‘The Rise Of Skywalker’ Has A Major Connection To ‘The Mandalorian,’ And It Involves You-Know-Who

(WARNING: Major spoilers for The Rise of Skywalker and The Mandalorian.)

The Rise of Skywalker is the first Star Wars movie to hit theaters since The Mandalorian premiered, and while a Disney+ subscription isn’t necessary to enjoy (or not enjoy) the film, it sure adds helpful context. This is the new normal with Disney. Get used to it.

While visiting Passanna to obtain a Sith artifact, Rey, Poe, Finn, Chewbacca, BB-8, and C-3PO sink into a below-ground tunnel where they encounter some sort of worm/snake creature straight out of Beetlejuice. (You’ll have to forgive the lack of an actual name, but unless it’s Babu Frik, my new mentor, there’s not much information out there yet.) At first, the crew thinks the alien is going to eat them, as Star Wars worm/snakes are wont to do, but it’s actually in pain from an injury. Rey sees the wound, puts her hand on it, and uses her Force-healing powers to heal the underground dweller. Sound familiar?

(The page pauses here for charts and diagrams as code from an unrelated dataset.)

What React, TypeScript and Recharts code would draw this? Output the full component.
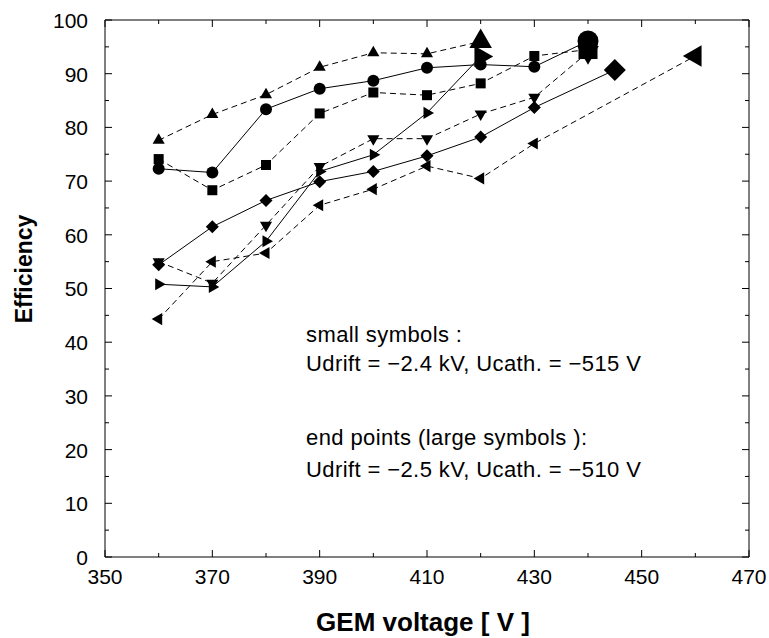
import React from 'react';
import { LineChart, Line, XAxis, YAxis } from 'recharts';

// GEM voltage [V] and efficiency values per marker series
const triUpVoltage = [360, 370, 380, 390, 400, 410, 420];
const triUpEff = [77.6, 82.4, 86.1, 91.2, 93.9, 93.7, 96.0];

const squareVoltage = [360, 370, 380, 390, 400, 410, 420, 430, 440];
const squareEff = [74.1, 68.3, 73.0, 82.6, 86.5, 86.0, 88.2, 93.3, 94.5];

const triDownVoltage = [360, 370, 380, 390, 400, 410, 420, 430, 440];
const triDownEff = [55.0, 51.0, 61.8, 72.7, 77.9, 77.9, 82.5, 85.6, 94.0];

const circleVoltage = [360, 370, 380, 390, 400, 410, 420, 430, 440];
const circleEff = [72.3, 71.6, 83.4, 87.2, 88.7, 91.1, 91.7, 91.3, 96.1];

const triRightVoltage = [360, 370, 380, 390, 400, 410, 420];
const triRightEff = [50.8, 50.3, 58.8, 71.8, 74.9, 82.7, 93.2];

const diamondVoltage = [360, 370, 380, 390, 400, 410, 420, 430, 445];
const diamondEff = [54.4, 61.5, 66.4, 69.9, 71.8, 74.7, 78.2, 83.7, 90.7];

const triLeftVoltage = [360, 370, 380, 390, 400, 410, 420, 430, 460];
const triLeftEff = [44.3, 55.0, 56.6, 65.5, 68.5, 72.8, 70.5, 77.0, 93.3];

const xTicks = [350, 360, 370, 380, 390, 400, 410, 420, 430, 440, 450, 460, 470];
const yTicks = [0, 5, 10, 15, 20, 25, 30, 35, 40, 45, 50, 55, 60, 65, 70, 75, 80, 85, 90, 95, 100];

const annotationLines = [
  'small symbols :',
  'Udrift = \u22122.4 kV, Ucath. = \u2212515 V',
  'end points (large symbols ):',
  'Udrift = \u22122.5 kV, Ucath. = \u2212510 V',
];

const FONT = '"Liberation Sans", Arial, Helvetica, sans-serif';

type Pt = { v: number; e: number };
const zip = (xs: number[], ys: number[]): Pt[] => xs.map((v, i) => ({ v, e: ys[i] }));

const series = [
  { key: 'triUp', shape: 'triUp', dashed: true, data: zip(triUpVoltage, triUpEff) },
  { key: 'square', shape: 'square', dashed: true, data: zip(squareVoltage, squareEff) },
  { key: 'triDown', shape: 'triDown', dashed: true, data: zip(triDownVoltage, triDownEff) },
  { key: 'circle', shape: 'circle', dashed: false, data: zip(circleVoltage, circleEff) },
  { key: 'triRight', shape: 'triRight', dashed: false, data: zip(triRightVoltage, triRightEff) },
  { key: 'diamond', shape: 'diamond', dashed: false, data: zip(diamondVoltage, diamondEff) },
  { key: 'triLeft', shape: 'triLeft', dashed: true, data: zip(triLeftVoltage, triLeftEff) },
];

function Marker({ cx, cy, shape, large }: { cx: number; cy: number; shape: string; large: boolean }) {
  if (cx == null || cy == null || isNaN(cx) || isNaN(cy)) return null;
  const f = '#000';
  switch (shape) {
    case 'circle': {
      return <circle cx={cx} cy={cy} r={large ? 10.5 : 6} fill={f} />;
    }
    case 'square': {
      const s = large ? 19 : 10;
      return <rect x={cx - s / 2} y={cy - s / 2} width={s} height={s} fill={f} />;
    }
    case 'diamond': {
      const d = large ? 11 : 6.5;
      return <polygon points={`${cx},${cy - d} ${cx + d},${cy} ${cx},${cy + d} ${cx - d},${cy}`} fill={f} />;
    }
    case 'triUp': {
      const r = large ? 13 : 7;
      return <polygon points={`${cx},${cy - r} ${cx + 0.866 * r},${cy + 0.5 * r} ${cx - 0.866 * r},${cy + 0.5 * r}`} fill={f} />;
    }
    case 'triDown': {
      const r = large ? 12.5 : 7;
      return <polygon points={`${cx},${cy + r} ${cx + 0.866 * r},${cy - 0.5 * r} ${cx - 0.866 * r},${cy - 0.5 * r}`} fill={f} />;
    }
    case 'triRight': {
      const r = large ? 12.5 : 7;
      return <polygon points={`${cx + r},${cy} ${cx - 0.5 * r},${cy - 0.866 * r} ${cx - 0.5 * r},${cy + 0.866 * r}`} fill={f} />;
    }
    case 'triLeft': {
      const r = large ? 12.5 : 7;
      return <polygon points={`${cx - r},${cy} ${cx + 0.5 * r},${cy - 0.866 * r} ${cx + 0.5 * r},${cy + 0.866 * r}`} fill={f} />;
    }
    default:
      return null;
  }
}

const isMajorX = (v: number) => (v - 350) % 20 === 0;
const isMajorY = (v: number) => v % 10 === 0;

const BottomTick = (props: any) => {
  const { x, y, payload } = props;
  const v = payload.value;
  const major = isMajorX(v);
  return (
    <g>
      <line x1={x} x2={x} y1={y} y2={y - (major ? 7 : 4)} stroke="#000" strokeWidth={1} />
      {major && (
        <text x={x} y={y + 27} textAnchor="middle" fontSize={21} fontFamily={FONT} fill="#000">
          {v}
        </text>
      )}
    </g>
  );
};

const TopTick = (props: any) => {
  const { x, y, payload } = props;
  const major = isMajorX(payload.value);
  return <line x1={x} x2={x} y1={y} y2={y + (major ? 7 : 4)} stroke="#000" strokeWidth={1} />;
};

const LeftTick = (props: any) => {
  const { x, y, payload } = props;
  const v = payload.value;
  const major = isMajorY(v);
  return (
    <g>
      <line x1={x} x2={x + (major ? 7 : 4)} y1={y} y2={y} stroke="#000" strokeWidth={1} />
      {major && (
        <text x={x - 17} y={y} dy="0.38em" textAnchor="end" fontSize={21} fontFamily={FONT} fill="#000">
          {v}
        </text>
      )}
    </g>
  );
};

const RightTick = (props: any) => {
  const { x, y, payload } = props;
  const major = isMajorY(payload.value);
  return <line x1={x} x2={x - (major ? 7 : 4)} y1={y} y2={y} stroke="#000" strokeWidth={1} />;
};

export default function App() {
  return (
    <div style={{ width: 769, height: 638 }}>
      <style>{`html,body{margin:0;padding:0;overflow:hidden;background:#fff}`}</style>
      <LineChart width={769} height={638} margin={{ top: 19, right: 10, bottom: 41, left: 45 }}>
        <XAxis
          xAxisId="b"
          dataKey="v"
          type="number"
          domain={[350, 470]}
          ticks={xTicks}
          interval={0}
          tickSize={0}
          tickMargin={0}
          tickLine={false}
          tick={<BottomTick />}
          height={40}
          axisLine={{ stroke: '#000', strokeWidth: 1 }}
          allowDataOverflow
        />
        <XAxis
          xAxisId="t"
          orientation="top"
          dataKey="v"
          type="number"
          domain={[350, 470]}
          ticks={xTicks}
          interval={0}
          tickSize={0}
          tickMargin={0}
          tickLine={false}
          tick={<TopTick />}
          height={1}
          axisLine={{ stroke: '#000', strokeWidth: 1 }}
          allowDataOverflow
        />
        <YAxis
          yAxisId="l"
          type="number"
          domain={[0, 100]}
          ticks={yTicks}
          interval={0}
          tickSize={0}
          tickMargin={0}
          tickLine={false}
          tick={<LeftTick />}
          width={60}
          axisLine={{ stroke: '#000', strokeWidth: 1 }}
          allowDataOverflow
        />
        <YAxis
          yAxisId="r"
          orientation="right"
          type="number"
          domain={[0, 100]}
          ticks={yTicks}
          interval={0}
          tickSize={0}
          tickMargin={0}
          tickLine={false}
          tick={<RightTick />}
          width={10}
          axisLine={{ stroke: '#000', strokeWidth: 1 }}
          allowDataOverflow
        />
        {series.map((s) => (
          <Line
            key={s.key}
            xAxisId="b"
            yAxisId="l"
            data={s.data}
            dataKey="e"
            type="linear"
            stroke="#000"
            strokeWidth={1}
            strokeDasharray={s.dashed ? '6 4' : undefined}
            isAnimationActive={false}
            legendType="none"
            activeDot={false}
            dot={(p: any) => (
              <Marker
                key={`${s.key}-${p.index}`}
                cx={p.cx}
                cy={p.cy}
                shape={s.shape}
                large={p.index === s.data.length - 1}
              />
            )}
          />
        ))}
        <text
          x={24}
          y={269}
          transform="rotate(-90 24 269)"
          textAnchor="middle"
          dominantBaseline="central"
          fontSize={23}
          fontWeight="bold"
          fontFamily={FONT}
          fill="#000"
        >
          Efficiency
        </text>
        <text x={423} y={631} textAnchor="middle" fontSize={26} fontWeight="bold" fontFamily={FONT} fill="#000">
          GEM voltage [ V ]
        </text>
        {annotationLines.map((t, i) => (
          <text
            key={i}
            x={306}
            y={[342, 371, 445, 477][i]}
            fontSize={22}
            letterSpacing={0.4}
            fontFamily={FONT}
            fill="#000"
          >
            {t}
          </text>
        ))}
      </LineChart>
    </div>
  );
}
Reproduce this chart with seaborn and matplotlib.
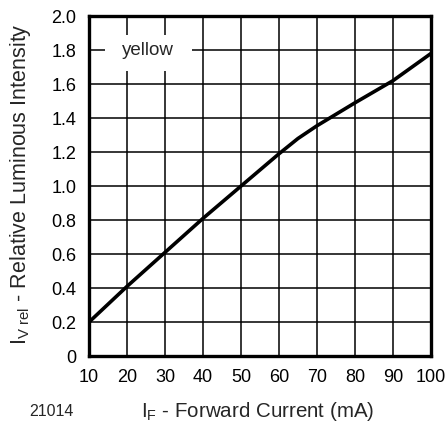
import matplotlib
matplotlib.use("Agg")
import matplotlib.pyplot as plt
from matplotlib.patches import Rectangle
import seaborn as sns
import pandas as pd

current_mA = [10, 20, 30, 40, 50, 60, 65, 70, 80, 90, 100]
iv_rel = [0.20, 0.41, 0.61, 0.81, 1.00, 1.19, 1.28, 1.355, 1.49, 1.62, 1.78]
x_ticks = [10, 20, 30, 40, 50, 60, 70, 80, 90, 100]
y_ticks = [0, 0.2, 0.4, 0.6, 0.8, 1.0, 1.2, 1.4, 1.6, 1.8, 2.0]
y_tick_labels = ["0", "0.2", "0.4", "0.6", "0.8", "1.0", "1.2", "1.4", "1.6", "1.8", "2.0"]

sns.set_style("white")
plt.rcParams['font.family'] = ['Liberation Sans', 'DejaVu Sans']
plt.rcParams['mathtext.fontset'] = 'custom'
plt.rcParams['mathtext.rm'] = 'Liberation Sans'
plt.rcParams['mathtext.it'] = 'Liberation Sans'

df = pd.DataFrame({"I": current_mA, "Iv": iv_rel})

fig = plt.figure(figsize=(4.47, 4.24), dpi=100)
ax = fig.add_axes([0.199, 0.160, 0.765, 0.802])
sns.lineplot(data=df, x="I", y="Iv", ax=ax, color="black", linewidth=2.6, zorder=3)

ax.set_xlim(10, 100)
ax.set_ylim(0, 2.0)
ax.set_xticks(x_ticks)
ax.set_yticks(y_ticks)
ax.set_yticklabels(y_tick_labels)
ax.tick_params(axis='both', length=0, labelsize=13, colors='black')
ax.tick_params(axis='x', pad=9)
ax.tick_params(axis='y', pad=9)
ax.grid(True, color='black', linewidth=1.1)
ax.set_axisbelow(True)
for s in ax.spines.values():
    s.set_linewidth(2.4)
    s.set_color('black')
    s.set_visible(True)
    s.set_zorder(5)

ax.set_xlabel(r"I$_\mathrm{F}$ - Forward Current (mA)", fontsize=14.8)
ax.set_ylabel(r"I$_\mathrm{V\ rel}$ - Relative Luminous Intensity", fontsize=15.5)
ax.xaxis.label.set_va('baseline')
ax.yaxis.label.set_va('baseline')
ax.xaxis.set_label_coords(0.493, -0.179)
ax.yaxis.set_label_coords(-0.184, 0.505)

ax.add_patch(Rectangle((14.2, 1.68), 22.9, 0.21, facecolor='white', edgecolor='none', zorder=2))
ax.text(25.6, 1.8, "yellow", fontsize=13.5, ha='center', va='center', zorder=4)

fig.text(29/447, 1 - 411/424, "21014", fontsize=11.5, ha='left', va='center')

fig.savefig("out.png", dpi=100)
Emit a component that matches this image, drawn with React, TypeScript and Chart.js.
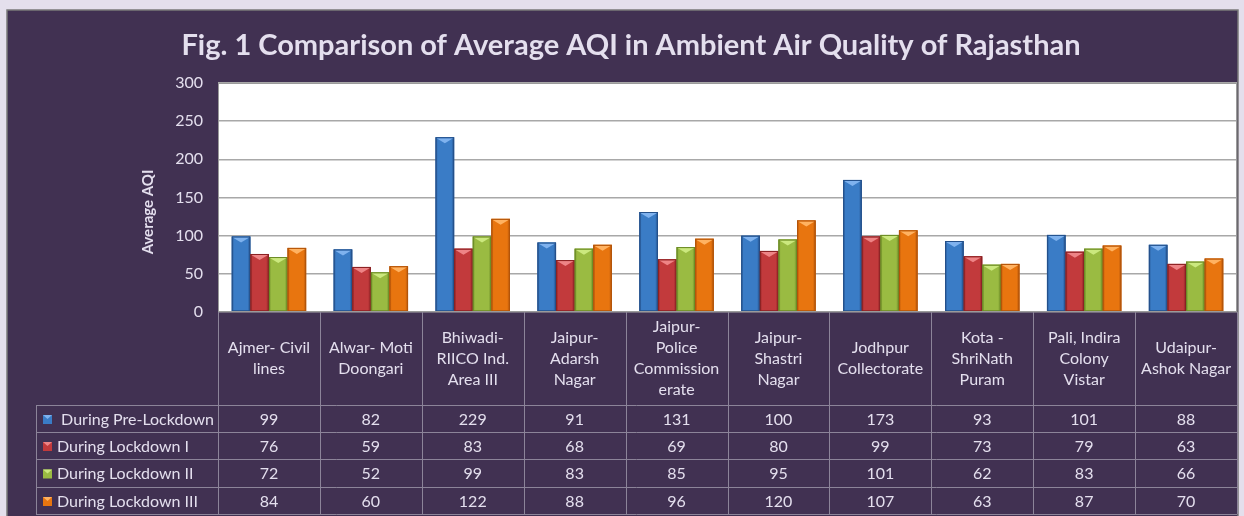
import React, { useEffect, useRef } from "react";
import { Chart, registerables } from "chart.js";
Chart.register(...registerables);

const categories: string[][] = [
  ["Ajmer- Civil", "lines"],
  ["Alwar- Moti", "Doongari"],
  ["Bhiwadi-", "RIICO Ind.", "Area III"],
  ["Jaipur-", "Adarsh", "Nagar"],
  ["Jaipur-", "Police", "Commission", "erate"],
  ["Jaipur-", "Shastri", "Nagar"],
  ["Jodhpur", "Collectorate"],
  ["Kota -", "ShriNath", "Puram"],
  ["Pali, Indira", "Colony", "Vistar"],
  ["Udaipur-", "Ashok Nagar"],
];
const seriesNames = [" During Pre-Lockdown", "During Lockdown I", "During Lockdown II", "During Lockdown III"];
const preLockdown = [99, 82, 229, 91, 131, 100, 173, 93, 101, 88];
const lockdown1 = [76, 59, 83, 68, 69, 80, 99, 73, 79, 63];
const lockdown2 = [72, 52, 99, 83, 85, 95, 101, 62, 83, 66];
const lockdown3 = [84, 60, 122, 88, 96, 120, 107, 63, 87, 70];
const yMin = 0;
const yMax = 300;
const yStep = 50;
const titleText = "Fig. 1 Comparison of Average AQI in Ambient Air Quality of Rajasthan";
const yAxisTitle = "Average AQI";

const seriesValues = [preLockdown, lockdown1, lockdown2, lockdown3];
const colors = ["#3a7cc6", "#c23a3c", "#9abb42", "#e8750f"];
const darkColors = ["#24508a", "#8a2224", "#6b8a26", "#b2540a"];
const lightColors = ["#7fb2ee", "#ee8486", "#cbe87e", "#ffb261"];

const FONT = "Lato, 'Open Sans', sans-serif";
const TEXT = "#e4dfee";
const LINE = "#8c8499";

const decorPlugin = {
  id: "decor",
  beforeDraw(chart: any) {
    const ctx = chart.ctx;
    const { width, height } = chart;
    ctx.save();
    ctx.fillStyle = "#e4dfec";
    ctx.fillRect(0, 0, width, height);
    ctx.fillStyle = "#413152";
    ctx.fillRect(7, 10, 1231, height);
    ctx.strokeStyle = "#7a7a7a";
    ctx.lineWidth = 1.5;
    ctx.strokeRect(7, 10, 1231, height + 10);
    const a = chart.chartArea;
    ctx.fillStyle = "#ffffff";
    ctx.fillRect(a.left, a.top, a.right - a.left, a.bottom - a.top);
    ctx.restore();
  },
  afterDatasetsDraw(chart: any) {
    const ctx = chart.ctx;
    ctx.save();
    chart.data.datasets.forEach((ds: any, di: number) => {
      const meta = chart.getDatasetMeta(di);
      meta.data.forEach((el: any) => {
        const l = el.x - el.width / 2;
        const r = el.x + el.width / 2;
        const t = el.y;
        const b = el.base;
        const g = ctx.createLinearGradient(l, 0, r, 0);
        g.addColorStop(0, darkColors[di]);
        g.addColorStop(0.12, colors[di]);
        g.addColorStop(0.4, colors[di]);
        g.addColorStop(0.85, colors[di]);
        g.addColorStop(1, darkColors[di]);
        ctx.fillStyle = g;
        ctx.fillRect(l, t, r - l, b - t);
        // top bevel
        ctx.fillStyle = lightColors[di];
        ctx.beginPath();
        ctx.moveTo(l + 1, t + 1);
        ctx.lineTo(r - 1, t + 1);
        ctx.lineTo(el.x, t + 6);
        ctx.closePath();
        ctx.fill();
        ctx.strokeStyle = darkColors[di];
        ctx.lineWidth = 1;
        ctx.strokeRect(l + 0.5, t + 0.5, r - l - 1, b - t - 1);
      });
    });
    ctx.restore();
  },
  afterDraw(chart: any) {
    const ctx = chart.ctx;
    const a = chart.chartArea;
    const xs = chart.scales.x;
    ctx.save();
    // plot border
    ctx.strokeStyle = "#9a9a9a";
    ctx.lineWidth = 1;
    ctx.strokeRect(a.left + 0.5, a.top + 0.5, a.right - a.left - 1, a.bottom - a.top - 1);

    // title
    ctx.fillStyle = TEXT;
    ctx.textAlign = "center";
    ctx.textBaseline = "middle";
    ctx.font = `bold 29px ${FONT}`;
    ctx.fillText(titleText, 631, 46);

    // y axis title
    ctx.save();
    ctx.translate(148, 212);
    ctx.rotate(-Math.PI / 2);
    ctx.font = `bold 15px ${FONT}`;
    ctx.fillText(yAxisTitle, 0, 0);
    ctx.restore();

    // table
    const n = categories.length;
    const colW = (a.right - a.left) / n;
    const headTop = a.bottom;
    const rowTops = [405, 432, 459, 487, 514];
    const tableLeft = 36;
    ctx.strokeStyle = LINE;
    ctx.lineWidth = 1;
    for (let i = 0; i <= n; i++) {
      const x = Math.round(a.left + i * colW) + 0.5;
      ctx.beginPath();
      ctx.moveTo(x, headTop);
      ctx.lineTo(x, rowTops[rowTops.length - 1]);
      ctx.stroke();
    }
    ctx.beginPath();
    ctx.moveTo(tableLeft + 0.5, rowTops[0]);
    ctx.lineTo(tableLeft + 0.5, rowTops[rowTops.length - 1]);
    ctx.stroke();
    rowTops.forEach((y) => {
      ctx.beginPath();
      ctx.moveTo(tableLeft, y + 0.5);
      ctx.lineTo(a.right, y + 0.5);
      ctx.stroke();
    });

    // header labels
    ctx.fillStyle = TEXT;
    ctx.font = `16px ${FONT}`;
    ctx.textAlign = "center";
    ctx.textBaseline = "middle";
    const headMid = (headTop + rowTops[0]) / 2;
    const lh = 21;
    categories.forEach((lines, i) => {
      const cx = xs.getPixelForValue(i);
      const y0 = headMid - ((lines.length - 1) * lh) / 2;
      lines.forEach((ln, k) => ctx.fillText(ln, cx, y0 + k * lh));
    });

    // data rows
    seriesValues.forEach((vals, si) => {
      const cy = (rowTops[si] + rowTops[si + 1]) / 2 + 1;
      vals.forEach((v, i) => {
        ctx.textAlign = "center";
        ctx.fillStyle = TEXT;
        ctx.fillText(String(v), xs.getPixelForValue(i), cy);
      });
      const mx = 43, ms = 9;
      const my = cy - ms / 2;
      ctx.fillStyle = colors[si];
      ctx.fillRect(mx, my, ms, ms);
      ctx.fillStyle = lightColors[si];
      ctx.beginPath();
      ctx.moveTo(mx, my);
      ctx.lineTo(mx + ms, my);
      ctx.lineTo(mx + ms / 2, my + 4);
      ctx.closePath();
      ctx.fill();
      ctx.textAlign = "left";
      ctx.fillStyle = TEXT;
      ctx.fillText(seriesNames[si], 57, cy);
    });
    ctx.restore();
  },
};

export default function App() {
  const ref = useRef<HTMLCanvasElement>(null);
  useEffect(() => {
    document.body.style.margin = "0";
    document.body.style.overflow = "hidden";
    const chart = new Chart(ref.current!, {
      type: "bar",
      data: {
        labels: categories,
        datasets: seriesValues.map((vals, i) => ({
          label: seriesNames[i].trim(),
          data: vals,
          backgroundColor: colors[i],
          borderWidth: 0,
          categoryPercentage: 0.73,
          barPercentage: 1.0,
        })),
      },
      options: {
        animation: false,
        responsive: false,
        layout: { padding: { top: 83, right: 7, bottom: 204, left: 0 } },
        plugins: { legend: { display: false }, tooltip: { enabled: false }, title: { display: false } },
        scales: {
          x: { display: false },
          y: {
            min: yMin,
            max: yMax,
            ticks: { stepSize: yStep, color: TEXT, padding: 15, font: { family: FONT, size: 16 } },
            grid: { color: "#a8a8a8", lineWidth: 1.5, drawTicks: false },
            border: { display: false },
            afterFit(scale: any) {
              scale.width = 218;
            },
          },
        },
      },
      plugins: [decorPlugin],
    });
    return () => chart.destroy();
  }, []);
  return <canvas ref={ref} width={1244} height={516} style={{ display: "block" }} />;
}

It’s the same process that helped Greef Karga recover from a winged beast attack in the latest episode of The Mandalorian, courtesy of Babu Frik’s number-one cuteness rival, Baby Yoda. Force healing, a process that helps the body quickly recover from injury, has long existed in the Star Wars expanded universe, a.k.a. “Legends,” but The Mandalorian was its canon debut, followed by The Rise of Skywalker a day later. (There’s some debate whether Obi-Wan used the Force to heal Luke in A New Hope after he’s attacked by the Tusken Raiders, but that’s in-retrospect headcanon.) From Wookieepedia:

Initial levels required meditation, but greater aptitude usually granted faster regeneration, without need of meditation. Greater levels of attainment were also able to mend far more severe injuries, even major damage to flesh and bone and even going as far as to mend internal damage, such as damage to the heart and lungs; even to the point of sustaining functions of lost organs.

Rey’s Force healing powers were also used on Kylo Ren/Ben Solo later in the movie, after he’s stabbed in the gut by her lightsaber (it’s complicated with those two), and again when Ben, in essence, transfers his life essence to Rey to save her following her electric run-in with Palpatine, sacrificing himself in the process (like I said, complicated). This is a huge concept to introduce in the ninth and final film in the Skywalker saga — kind of like how it took five movies before George Lucas let R2-D2 fly — but it opens up exciting possibilities on The Mandalorian, where Baby Yoda can save Mando from future mudhorn attacks. It’s also potentially harmful, as Rey notes (and Ben proved) that Force healing costs the healer some of their life — protect the Baby Yoda at ALL costs.